Your output must be the lines below from the line containing "Rebuild this diagram" to the line containing "[anchor=base west, inner", both lines included, reproduced exactly and without pictures.

((

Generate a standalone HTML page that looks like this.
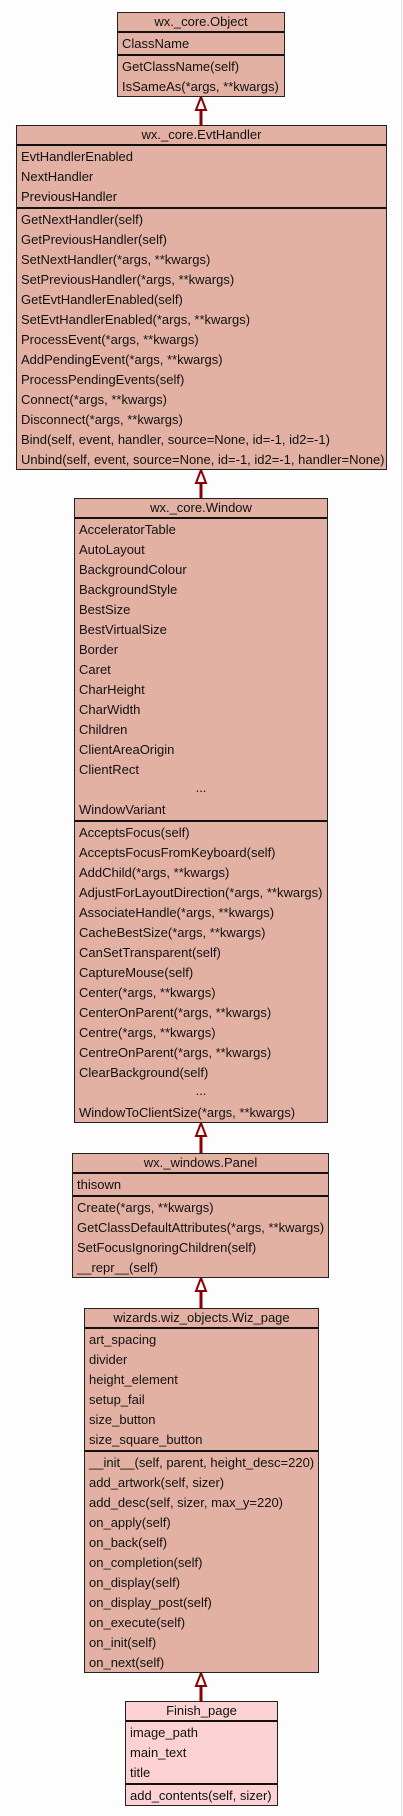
<!DOCTYPE html>
<html><head><meta charset="utf-8"><style>
html,body{margin:0;padding:0;}
body{width:403px;height:1816px;background:#fdfdfd;position:relative;overflow:hidden;font-family:"Liberation Sans",Arial,sans-serif;font-size:13px;color:#111;}
.edge{position:absolute;left:401px;top:0;width:1px;height:1816px;background:#ddd;}
.box{position:absolute;box-sizing:border-box;border:1px solid #222;background:#e3b1a4;overflow:hidden;}
.t{height:18px;line-height:18px;text-align:center;}
.s{border-top:2px solid #111;padding-top:1px;}
.r{height:20px;line-height:20px;padding-left:4px;white-space:nowrap;}
.e{text-align:center;padding-left:0;line-height:16px;}
svg{position:absolute;left:0;top:0;}
</style></head><body>
<div class="edge"></div>
<svg width="403" height="1816">
<g stroke="#8b0000" fill="#fdfdfd" stroke-width="2">
<line x1="201" y1="108" x2="201" y2="125" stroke-width="3"/><polygon points="201,97 196,110 206,110"/>
<line x1="201" y1="482" x2="201" y2="498" stroke-width="3"/><polygon points="201,470 196,483 206,483"/>
<line x1="201" y1="1134" x2="201" y2="1153" stroke-width="3"/><polygon points="201,1123 196,1136 206,1136"/>
<line x1="201" y1="1289" x2="201" y2="1308" stroke-width="3"/><polygon points="201,1278 196,1291 206,1291"/>
<line x1="201" y1="1684" x2="201" y2="1701" stroke-width="3"/><polygon points="201,1673 196,1686 206,1686"/>
</g></svg>

<div class="box" style="left:117px;top:12px;width:168px;height:85px;">
<div class="t">wx._core.Object</div>
<div class="s"><div class="r">ClassName</div></div>
<div class="s"><div class="r">GetClassName(self)</div><div class="r">IsSameAs(*args, **kwargs)</div></div>
</div>

<div class="box" style="left:16px;top:125px;width:371px;height:345px;">
<div class="t">wx._core.EvtHandler</div>
<div class="s"><div class="r">EvtHandlerEnabled</div><div class="r">NextHandler</div><div class="r">PreviousHandler</div></div>
<div class="s">
<div class="r">GetNextHandler(self)</div><div class="r">GetPreviousHandler(self)</div><div class="r">SetNextHandler(*args, **kwargs)</div><div class="r">SetPreviousHandler(*args, **kwargs)</div><div class="r">GetEvtHandlerEnabled(self)</div><div class="r">SetEvtHandlerEnabled(*args, **kwargs)</div><div class="r">ProcessEvent(*args, **kwargs)</div><div class="r">AddPendingEvent(*args, **kwargs)</div><div class="r">ProcessPendingEvents(self)</div><div class="r">Connect(*args, **kwargs)</div><div class="r">Disconnect(*args, **kwargs)</div><div class="r">Bind(self, event, handler, source=None, id=-1, id2=-1)</div><div class="r">Unbind(self, event, source=None, id=-1, id2=-1, handler=None)</div>
</div></div>

<div class="box" style="left:74px;top:498px;width:254px;height:625px;">
<div class="t">wx._core.Window</div>
<div class="s">
<div class="r">AcceleratorTable</div><div class="r">AutoLayout</div><div class="r">BackgroundColour</div><div class="r">BackgroundStyle</div><div class="r">BestSize</div><div class="r">BestVirtualSize</div><div class="r">Border</div><div class="r">Caret</div><div class="r">CharHeight</div><div class="r">CharWidth</div><div class="r">Children</div><div class="r">ClientAreaOrigin</div><div class="r">ClientRect</div><div class="r e">...</div><div class="r">WindowVariant</div>
</div>
<div class="s">
<div class="r">AcceptsFocus(self)</div><div class="r">AcceptsFocusFromKeyboard(self)</div><div class="r">AddChild(*args, **kwargs)</div><div class="r">AdjustForLayoutDirection(*args, **kwargs)</div><div class="r">AssociateHandle(*args, **kwargs)</div><div class="r">CacheBestSize(*args, **kwargs)</div><div class="r">CanSetTransparent(self)</div><div class="r">CaptureMouse(self)</div><div class="r">Center(*args, **kwargs)</div><div class="r">CenterOnParent(*args, **kwargs)</div><div class="r">Centre(*args, **kwargs)</div><div class="r">CentreOnParent(*args, **kwargs)</div><div class="r">ClearBackground(self)</div><div class="r e">...</div><div class="r">WindowToClientSize(*args, **kwargs)</div>
</div></div>

<div class="box" style="left:72px;top:1153px;width:257px;height:125px;">
<div class="t">wx._windows.Panel</div>
<div class="s"><div class="r">thisown</div></div>
<div class="s"><div class="r">Create(*args, **kwargs)</div><div class="r">GetClassDefaultAttributes(*args, **kwargs)</div><div class="r">SetFocusIgnoringChildren(self)</div><div class="r">__repr__(self)</div></div>
</div>

<div class="box" style="left:84px;top:1308px;width:235px;height:365px;">
<div class="t">wizards.wiz_objects.Wiz_page</div>
<div class="s"><div class="r">art_spacing</div><div class="r">divider</div><div class="r">height_element</div><div class="r">setup_fail</div><div class="r">size_button</div><div class="r">size_square_button</div></div>
<div class="s"><div class="r">__init__(self, parent, height_desc=220)</div><div class="r">add_artwork(self, sizer)</div><div class="r">add_desc(self, sizer, max_y=220)</div><div class="r">on_apply(self)</div><div class="r">on_back(self)</div><div class="r">on_completion(self)</div><div class="r">on_display(self)</div><div class="r">on_display_post(self)</div><div class="r">on_execute(self)</div><div class="r">on_init(self)</div><div class="r">on_next(self)</div></div>
</div>

<div class="box" style="left:125px;top:1701px;width:153px;height:105px;background:#fcd1d3;">
<div class="t">Finish_page</div>
<div class="s"><div class="r">image_path</div><div class="r">main_text</div><div class="r">title</div></div>
<div class="s"><div class="r">add_contents(self, sizer)</div></div>
</div>
</body></html>
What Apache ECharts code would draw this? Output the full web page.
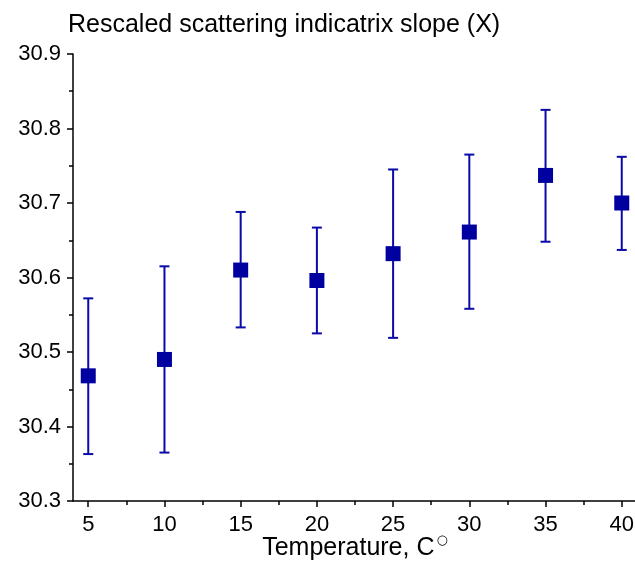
<!DOCTYPE html>
<html>
<head>
<meta charset="utf-8">
<script src="https://cdn.jsdelivr.net/npm/echarts@6/dist/echarts.min.js"></script>
<style>
html,body{margin:0;padding:0;background:#fff;}
#chart{width:635px;height:565px;}
</style>
</head>
<body>
<div id="chart"></div>
<script>
var temperatures = [5, 10, 15, 20, 25, 30, 35, 40];
var slopeValues = [30.468, 30.490, 30.610, 30.596, 30.632, 30.661, 30.737, 30.700];
var errorUpper = [30.572, 30.615, 30.688, 30.667, 30.745, 30.765, 30.825, 30.762];
var errorLower = [30.363, 30.365, 30.533, 30.525, 30.519, 30.558, 30.648, 30.637];
var xMajorTicks = [5, 10, 15, 20, 25, 30, 35, 40];
var xMinorTicks = [7.5, 12.5, 17.5, 22.5, 27.5, 32.5, 37.5];

var FONT = '"Liberation Sans", Arial, sans-serif';
var chart = echarts.init(document.getElementById('chart'), null, {renderer: 'canvas'});

var points = temperatures.map(function (t, i) { return [t, slopeValues[i]]; });
var bars = temperatures.map(function (t, i) { return [t, errorLower[i], errorUpper[i]]; });

chart.setOption({
  animation: false,
  backgroundColor: '#ffffff',
  title: {
    text: 'Rescaled scattering indicatrix slope (X)',
    left: 63, top: 8,
    textStyle: {fontFamily: FONT, fontSize: 25, fontWeight: 'normal', color: '#000'}
  },
  grid: {left: 73, right: -2, top: 54, bottom: 64, containLabel: false, outerBoundsMode: 'none'},
  xAxis: [{
    type: 'value', min: 4, max: 41,
    name: '{a|Temperature, C}{sup|○}',
    nameLocation: 'middle', nameGap: 33, nameMoveOverlap: false,
    nameTextStyle: {fontFamily: FONT, fontSize: 25, color: '#000',
      rich: {
        a: {fontFamily: FONT, fontSize: 25, lineHeight: 28, color: '#000'},
        sup: {fontSize: 13, lineHeight: 13, verticalAlign: 'top', padding: [0, 0, 0, 2], fontFamily: '"DejaVu Sans"', color: '#000'}
      }},
    axisLine: {show: true, onZero: false, lineStyle: {color: '#000', width: 1.5}},
    axisTick: {show: true, inside: false, length: 6, customValues: xMajorTicks, lineStyle: {color: '#000', width: 1.5}},
    axisLabel: {show: true, margin: 13, customValues: xMajorTicks, fontFamily: FONT, fontSize: 22, color: '#000'},
    splitLine: {show: false}
  }, {
    type: 'value', min: 4, max: 41, position: 'bottom',
    axisLine: {show: false, onZero: false},
    axisTick: {show: true, inside: false, length: 4, customValues: xMinorTicks, lineStyle: {color: '#000', width: 1.5}},
    axisLabel: {show: false},
    splitLine: {show: false}
  }],
  yAxis: {
    type: 'value', min: 30.3, max: 30.9, interval: 0.1,
    axisLine: {show: true, onZero: false, lineStyle: {color: '#000', width: 1.5}},
    axisTick: {show: true, inside: false, length: 6, lineStyle: {color: '#000', width: 1.5}},
    minorTick: {show: true, splitNumber: 2, length: 4, lineStyle: {color: '#000', width: 1.5}},
    axisLabel: {margin: 12, fontFamily: FONT, fontSize: 22, color: '#000',
      formatter: function (v) { return v.toFixed(1); }},
    splitLine: {show: false}
  },
  series: [{
    type: 'custom',
    xAxisIndex: 0,
    data: bars,
    z: 2,
    renderItem: function (params, api) {
      var x = api.value(0);
      var lo = api.coord([x, api.value(1)]);
      var hi = api.coord([x, api.value(2)]);
      var cap = 5;
      var st = {stroke: '#0a0aa8', lineWidth: 2};
      return {type: 'group', children: [
        {type: 'line', shape: {x1: lo[0], y1: lo[1], x2: hi[0], y2: hi[1]}, style: st},
        {type: 'line', shape: {x1: hi[0] - cap, y1: hi[1], x2: hi[0] + cap, y2: hi[1]}, style: st},
        {type: 'line', shape: {x1: lo[0] - cap, y1: lo[1], x2: lo[0] + cap, y2: lo[1]}, style: st}
      ]};
    }
  }, {
    type: 'scatter',
    xAxisIndex: 0,
    data: points,
    symbol: 'rect',
    symbolSize: 15,
    z: 3,
    itemStyle: {color: '#0000a0', opacity: 1}
  }]
});
</script>
</body>
</html>
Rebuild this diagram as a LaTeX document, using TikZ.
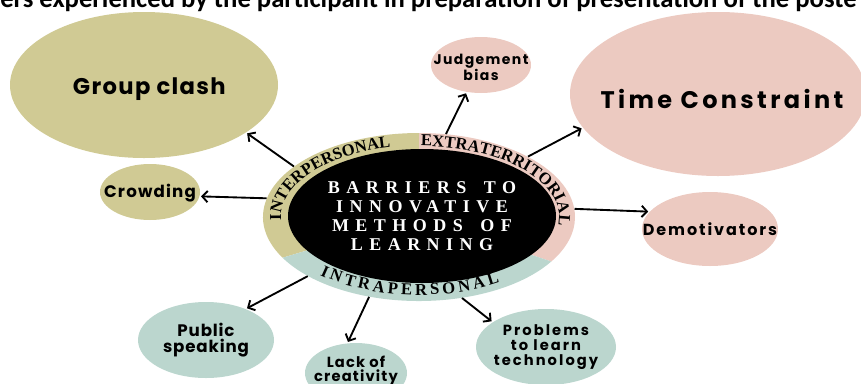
\documentclass[tikz,border=0pt]{standalone}
\usepackage{fontspec}
\setmainfont{Poppins}
\newfontfamily\serifring{Liberation Serif}
\newfontfamily\serifcore{Liberation Serif}[LetterSpace=36, WordSpace=1.6]
\newfontfamily\titlefont{Carlito}
\usetikzlibrary{shapes.geometric}
\usetikzlibrary{arrows.meta}
\usetikzlibrary{decorations.text}

\definecolor{khaki}{RGB}{208,202,148}
\definecolor{rose}{RGB}{236,202,193}
\definecolor{sage}{RGB}{187,214,206}

\newcommand\ringfont{\serifring\bfseries\fontsize{12.5pt}{12.5pt}\selectfont}
\newcommand\corefont{\serifcore\bfseries\fontsize{13.5pt}{14.25pt}\selectfont}
\newcommand\labelfont[3]{\bfseries\addfontfeature{LetterSpace=#3}\fontsize{#1}{#2}\selectfont}

\begin{document}
\begin{tikzpicture}[x=0.75pt, y=-0.75pt, bubble/.style={ellipse, inner sep=0pt}, inter/.style={bubble, fill=khaki}, extra/.style={bubble, fill=rose}, intra/.style={bubble, fill=sage}, tag/.style={align=center, inner sep=0pt}]
\tikzstyle{link}=[->, line width=1.4pt, shorten >=1pt]
\tikzstyle{ringtext}=[decorate, decoration={text along path, text align=center}]
\tikzset {>={Straight Barb[length=4pt,width=8.5pt]}}

\useasboundingbox (0,0) rectangle (861,383);

\node (title) [anchor=base west, inner sep=0pt, font=\titlefont\bfseries\fontsize{20pt}{20pt}\selectfont] at (0,7) {ers experienced by the participant in preparation of presentation of the poste};

% bubbles
\node (gclash) [inter, minimum width=201pt, minimum height=109.5pt, label={[tag, xshift=4pt, yshift=-3pt, font=\labelfont{17pt}{18pt}{6}]center:Group clash}] at (144,85) {};
\node (crowd) [inter, minimum width=75pt, minimum height=42pt, label={[tag, yshift=-1pt, font=\labelfont{12.5pt}{12pt}{7}]center:Crowding}] at (150,192) {};
\node (judge) [extra, minimum width=75pt, minimum height=42pt, label={[tag, yshift=-2pt, font=\labelfont{10.5pt}{9pt}{10}]center:{Judgement\\bias}}] at (481,65) {};
\node (time) [extra, minimum width=222pt, minimum height=123pt, label={[tag, xshift=3pt, yshift=-3.5pt, font=\labelfont{18pt}{18pt}{14}]center:Time Constraint}] at (718,94) {};
\node (demot) [extra, minimum width=102pt, minimum height=55.5pt, label={[tag, font=\labelfont{12pt}{12pt}{12}]center:Demotivators}] at (710,229) {};
\node (public) [intra, minimum width=102pt, minimum height=57pt, label={[tag, font=\labelfont{12.5pt}{12pt}{5}]center:{Public\\speaking}}] at (206,340) {};
\node (lack) [intra, minimum width=76.5pt, minimum height=45pt, label={[tag, yshift=2pt, font=\labelfont{11pt}{10.5pt}{8}]center:{Lack of\\creativity}}] at (356,373) {};
\node (problems) [intra, minimum width=105pt, minimum height=57pt, label={[tag, font=\labelfont{11pt}{11.25pt}{14}]center:{Problems\\to learn\\technology}}] at (546,347) {};

% ring
\node (ring) [ellipse, minimum width=234pt, minimum height=126pt, inner sep=0pt] at (419,217) {};
\fill [khaki] (ring.center) -- ({419+156*cos(151)},{217+84*sin(151)}) arc [start angle=151, end angle=270, x radius=156, y radius=84] -- cycle;
\fill [rose] (ring.center) -- ({419+156*cos(270)},{217+84*sin(270)}) arc [start angle=270, end angle=392, x radius=156, y radius=84] -- cycle;
\fill [sage] (ring.center) -- ({419+156*cos(32)},{217+84*sin(32)}) arc [start angle=32, end angle=151, x radius=156, y radius=84] -- cycle;
\node (core) [ellipse, fill=black, inner sep=0pt, minimum width=201pt, minimum height=100.5pt, text=white, align=center, font=\corefont] at (422,216) {BARRIERS TO\\INNOVATIVE\\METHODS OF\\LEARNING};

\path [ringtext, decoration={text={|\ringfont|INTERPERSONAL}}] ({419+138*cos(170)},{217+71*sin(170)}) arc [start angle=170, end angle=262, x radius=138, y radius=71];
\path [ringtext, decoration={text={|\ringfont|EXTRATERRITORIAL}}] ({419+140*cos(268)},{217+71*sin(268)}) arc [start angle=268, end angle=372, x radius=140, y radius=71];
\path [ringtext, decoration={text={|\ringfont|INTRAPERSONAL}, text align={fit to path}}] ({419+148*cos(132)},{217+78*sin(132)}) arc [start angle=132, end angle=57, x radius=148, y radius=78];

% arrows
\draw [link] (node cs:name=ring, angle=158.7) -- (node cs:name=gclash, angle=-25.7);
\draw [link] (node cs:name=ring, angle=173.2) -- (node cs:name=crowd, angle=-5.5);
\draw [link] (node cs:name=ring, angle=72.8) -- (node cs:name=judge, angle=-118);
\draw [link] (node cs:name=ring, angle=29.9) -- (node cs:name=time, angle=-166);
\draw [link] (node cs:name=ring, angle=3) -- (node cs:name=demot, angle=164.3);
\draw [link] (node cs:name=ring, angle=208.1) -- (node cs:name=public, angle=38);
\draw [link] (node cs:name=ring, angle=238.5) -- (node cs:name=lack, angle=106);
\draw [link] (node cs:name=ring, angle=-62.6) -- (node cs:name=problems, angle=155.2);
\end{tikzpicture}
\end{document}
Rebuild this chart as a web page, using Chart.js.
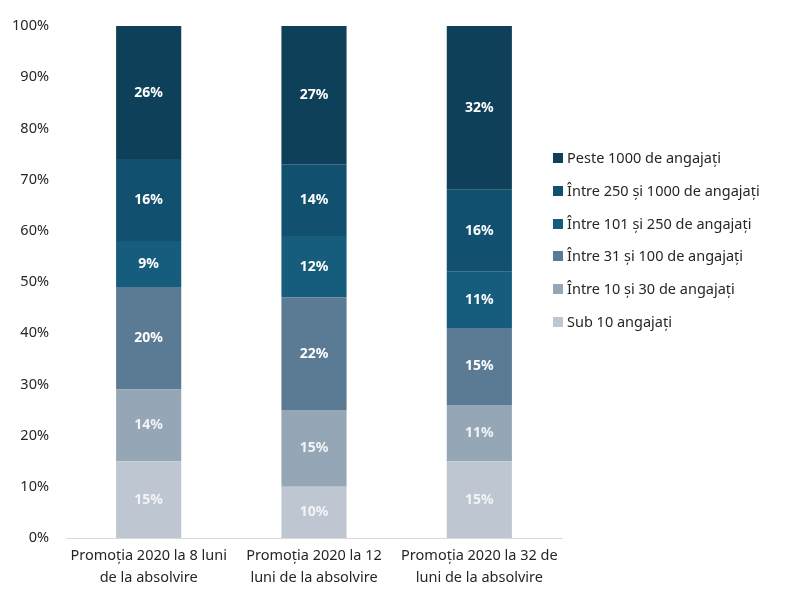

))

Output of the task |
Rebuild this diagram as a LaTeX document, using TikZ.
\documentclass[tikz,border=0pt]{standalone}
\usepackage{fontspec}
\setmainfont{Poppins}
\newfontfamily\serifring{Liberation Serif}
\newfontfamily\serifcore{Liberation Serif}[LetterSpace=36, WordSpace=1.6]
\newfontfamily\titlefont{Carlito}
\usetikzlibrary{shapes.geometric}
\usetikzlibrary{arrows.meta}
\usetikzlibrary{decorations.text}

\definecolor{khaki}{RGB}{208,202,148}
\definecolor{rose}{RGB}{236,202,193}
\definecolor{sage}{RGB}{187,214,206}

\newcommand\ringfont{\serifring\bfseries\fontsize{12.5pt}{12.5pt}\selectfont}
\newcommand\corefont{\serifcore\bfseries\fontsize{13.5pt}{14.25pt}\selectfont}
\newcommand\labelfont[3]{\bfseries\addfontfeature{LetterSpace=#3}\fontsize{#1}{#2}\selectfont}

\begin{document}
\begin{tikzpicture}[x=0.75pt, y=-0.75pt, bubble/.style={ellipse, inner sep=0pt}, inter/.style={bubble, fill=khaki}, extra/.style={bubble, fill=rose}, intra/.style={bubble, fill=sage}, tag/.style={align=center, inner sep=0pt}]
\tikzstyle{link}=[->, line width=1.4pt, shorten >=1pt]
\tikzstyle{ringtext}=[decorate, decoration={text along path, text align=center}]
\tikzset {>={Straight Barb[length=4pt,width=8.5pt]}}

\useasboundingbox (0,0) rectangle (861,383);

\node (title) [anchor=base west, inner sep=0pt, font=\titlefont\bfseries\fontsize{20pt}{20pt}\selectfont] at (0,7) {ers experienced by the participant in preparation of presentation of the poste};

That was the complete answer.